** START OF Recorded information **

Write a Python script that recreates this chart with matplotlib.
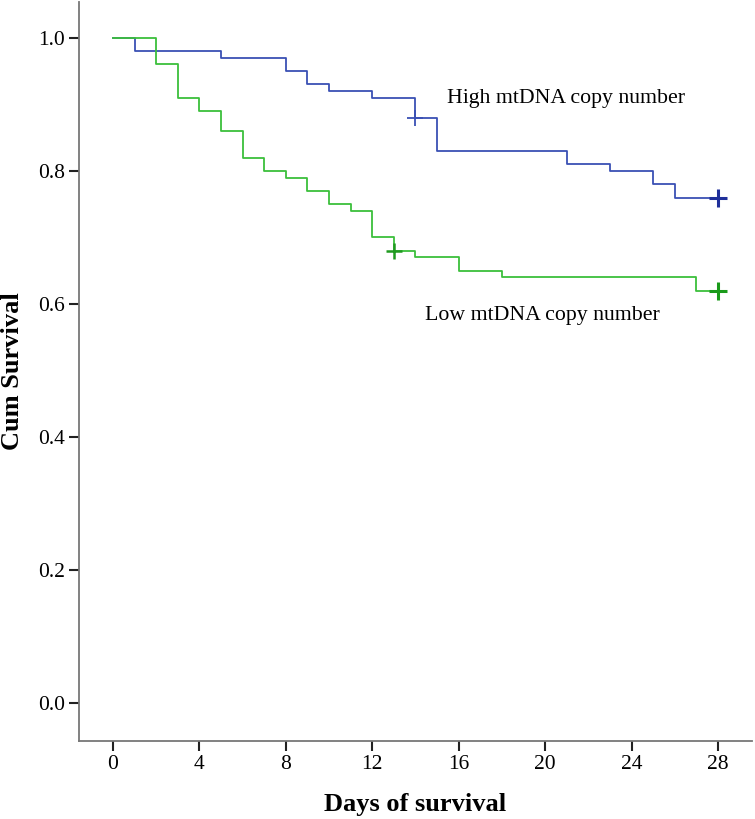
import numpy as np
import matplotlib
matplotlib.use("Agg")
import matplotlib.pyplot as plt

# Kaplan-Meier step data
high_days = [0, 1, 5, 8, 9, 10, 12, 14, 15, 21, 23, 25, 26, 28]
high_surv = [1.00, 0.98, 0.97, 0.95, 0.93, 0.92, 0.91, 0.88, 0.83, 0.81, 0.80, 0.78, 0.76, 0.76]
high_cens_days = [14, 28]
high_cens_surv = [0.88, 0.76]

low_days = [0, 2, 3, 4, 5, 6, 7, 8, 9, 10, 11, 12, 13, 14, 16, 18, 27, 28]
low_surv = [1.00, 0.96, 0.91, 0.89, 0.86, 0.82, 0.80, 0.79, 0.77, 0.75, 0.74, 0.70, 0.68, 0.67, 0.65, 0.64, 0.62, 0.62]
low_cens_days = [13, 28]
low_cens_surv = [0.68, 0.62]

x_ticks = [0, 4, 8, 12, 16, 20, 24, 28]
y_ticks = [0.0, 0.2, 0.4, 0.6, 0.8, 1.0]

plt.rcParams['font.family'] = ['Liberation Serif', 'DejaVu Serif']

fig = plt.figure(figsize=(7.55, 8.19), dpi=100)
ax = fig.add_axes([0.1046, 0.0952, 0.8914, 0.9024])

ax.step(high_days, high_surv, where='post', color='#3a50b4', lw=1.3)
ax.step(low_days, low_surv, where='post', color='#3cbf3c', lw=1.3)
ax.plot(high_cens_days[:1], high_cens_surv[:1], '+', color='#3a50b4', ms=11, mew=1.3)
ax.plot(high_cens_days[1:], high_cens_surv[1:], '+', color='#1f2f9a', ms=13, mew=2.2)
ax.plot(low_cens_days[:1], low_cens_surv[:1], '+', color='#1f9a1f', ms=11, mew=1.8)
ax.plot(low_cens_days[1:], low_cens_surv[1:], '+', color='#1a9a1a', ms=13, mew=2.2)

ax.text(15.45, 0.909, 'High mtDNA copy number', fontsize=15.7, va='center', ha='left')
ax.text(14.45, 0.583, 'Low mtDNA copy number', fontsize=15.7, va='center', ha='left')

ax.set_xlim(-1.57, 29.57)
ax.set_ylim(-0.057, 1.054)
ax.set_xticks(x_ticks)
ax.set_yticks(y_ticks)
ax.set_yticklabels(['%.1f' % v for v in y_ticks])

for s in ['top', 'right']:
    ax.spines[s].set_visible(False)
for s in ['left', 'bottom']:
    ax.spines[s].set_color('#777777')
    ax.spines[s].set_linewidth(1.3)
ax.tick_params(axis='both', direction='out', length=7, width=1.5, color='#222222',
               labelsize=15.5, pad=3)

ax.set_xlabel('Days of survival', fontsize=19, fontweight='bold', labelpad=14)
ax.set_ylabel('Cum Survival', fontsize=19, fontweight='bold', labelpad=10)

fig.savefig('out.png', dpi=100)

** END OF Recorded information **

With the pictures left out, restate word for word every line of the data above, from the first down to the line that contains "high_cens_surv = [0.88, 0.76]".

Write a Python script that recreates this chart with matplotlib.
import numpy as np
import matplotlib
matplotlib.use("Agg")
import matplotlib.pyplot as plt

# Kaplan-Meier step data
high_days = [0, 1, 5, 8, 9, 10, 12, 14, 15, 21, 23, 25, 26, 28]
high_surv = [1.00, 0.98, 0.97, 0.95, 0.93, 0.92, 0.91, 0.88, 0.83, 0.81, 0.80, 0.78, 0.76, 0.76]
high_cens_days = [14, 28]
high_cens_surv = [0.88, 0.76]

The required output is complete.